Proportion matters just as much as room size. A slim reclaimed-look top on heavy square legs can feel overbuilt. A thick, rustic top on very fine hairpin legs can feel unresolved. The best furniture gets those visual weights working together.

Which style suits your home best?

If your taste leans industrial-rustic but you still want some softness, hairpin legs are often the easier fit. They work well with lighter walls, mixed textures and a less formal layout. The look is casual, practical and design-aware without trying too hard.

If you prefer a stronger industrial look, square steel legs are usually the better choice. They pair naturally with solid wood, black metal details and furniture that is meant to feel built rather than assembled. That does not mean they are harsh. In the right finish, they can feel warm, grounded and timeless.

This is also where bespoke furniture has an advantage. The right answer is not always one leg style for every piece in the house. You might want hairpin legs on a coffee table and square steel on a dining table, keeping the timber finish consistent so the rooms still relate to each other. At DK Fabrications, that kind of practical design decision is often what makes a home feel pulled together rather than matched for the sake of it.

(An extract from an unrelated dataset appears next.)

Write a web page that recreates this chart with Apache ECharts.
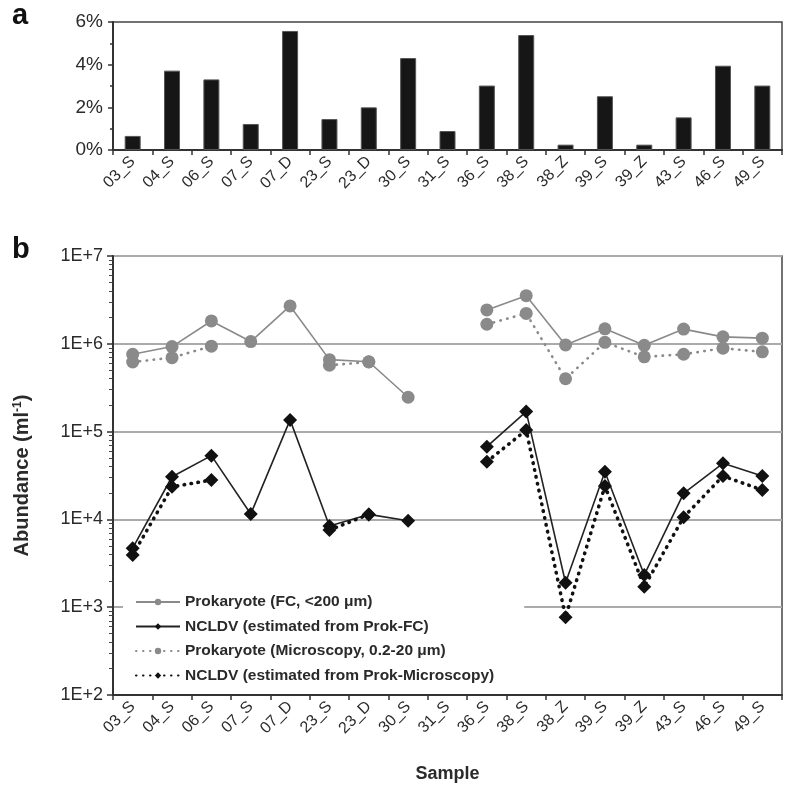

So which should you choose?

Choose hairpin legs if you want a lighter look, have a smaller space, or are buying occasional furniture where openness and shape matter more than maximum visual weight. They are a strong choice for coffee tables, side tables, consoles and some desks.

Choose square steel legs if you want a more solid, architectural feel, need extra confidence on a larger top, or are furnishing pieces that see serious daily use. They are especially well suited to dining tables, larger desks, benches and statement pieces built around thick solid wood.

Neither option is right by default. The better choice depends on the scale of the top, the room it is going into and how the furniture will be used once it arrives. Good furniture should look right on day one and still feel right years later. That is usually less about fashion and more about choosing a base that genuinely suits the life around it.